In any event, Curtis Hanson (Bad Influence, The Hand That Rocks the Cradle and The River Wild), an Ellroy admirer, chose to make a film out of L.A. Confidential. His script, it must be said, represents by and large an improvement on Ellroy’s novel. Or, rather, what the screenplay loses in obsession it makes up for in conciseness and coherency. And any film always has this over any novel of the same quality: images of the human face and its expressiveness. Unfortunately, the final product still doesn’t add up to that much.

Hanson’s film retains the central core of Ellroy’s story. Bud White (Russell Crowe) is a thug, employed by his superiors to beat up and intimidate suspects. He hates wife beaters because, as a child, he saw his mother beaten to death. Ed Exley (Guy Pearce) is an uptight, play-it-by-the-rules cop, determined to prove something to his father. The evolution of the two characters is entirely determined by these traits. It is equally certain that, in spite of their hatred for one another, they will team up. They both sleep with the same woman, Lynn Bracken (Kim Basinger), a call girl made up to look like Veronica Lake.

Hanson is capable of getting fine acting from his performers: Australians Crowe and Pearce, Kevin Spacey as Jack Vincennes, James Cromwell as a villainous police captain. The weakest performance is Basinger’s, who naturally won an academy award for it. L.A. Confidential has been carefully conceived and filmed. A great deal of attention has gone into creating the look and feel of a bygone era. The film has clever moments, and engaging ones. One feels certain skills at work.

But the director’s conceptions are not that interesting. He says a significant theme in his film is “the difference between how things appear and how they are. Image versus reality, etc.” Hanson explains that Los Angeles is a place that he has “always wanted to deal with as a city that has a manufactured image in the first place, an image that was sent out over the airwaves to get everybody to come there.... The truth of that image was literally being destroyed to make way for all the people that were coming there looking for it. It was being bulldozed into oblivion.”

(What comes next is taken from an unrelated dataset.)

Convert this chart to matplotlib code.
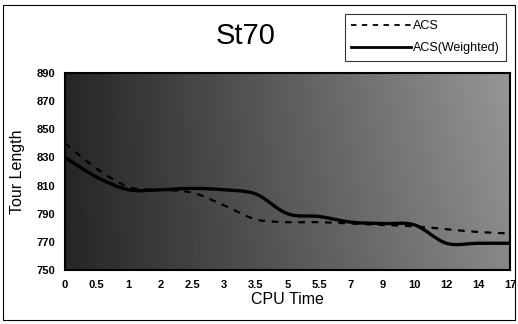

Indeed the film does not paint a pretty picture of the city, the film industry, tabloid journalism and so forth. But none of this unpleasantness is going to astonish anyone. There is hardly a hint in Hanson’s film of a genuine protest against corruption, racism, stupidity or greed. The film, in fact, lives parasitically off these elements, as their enthusiastic chronicler. One might even say that the film contributes, in its relatively vulgar fashion, to the generally debased quality of contemporary life. How does that help anyone?

It seems that the filmmaker, who has undeniable talent, does not possess enough of an independent view of things to permit him to offer a serious perspective on the corrupt material he presents. So it always remains a question, as it does with Ellroy, whether he is opposing the way the world is or simply going with the (profitable) flow.

One can already hear the voices. “But isn’t L.A. Confidential of value because at least it shows the corruption and violence of the L.A.P.D.?” It is time to categorically answer “No” to this type of question. Surely a thinking and feeling person goes to see a film or reads a novel for some other reason besides the desire to have confirmed the views he already held before he entered the movie theater or picked up the book.

A work that delves deeply into human relationships, difficulties and pleasures, that reveals life in a new light, is of more value, in my opinion, than all the heavy-handed exposés that have been created and that ever will be created.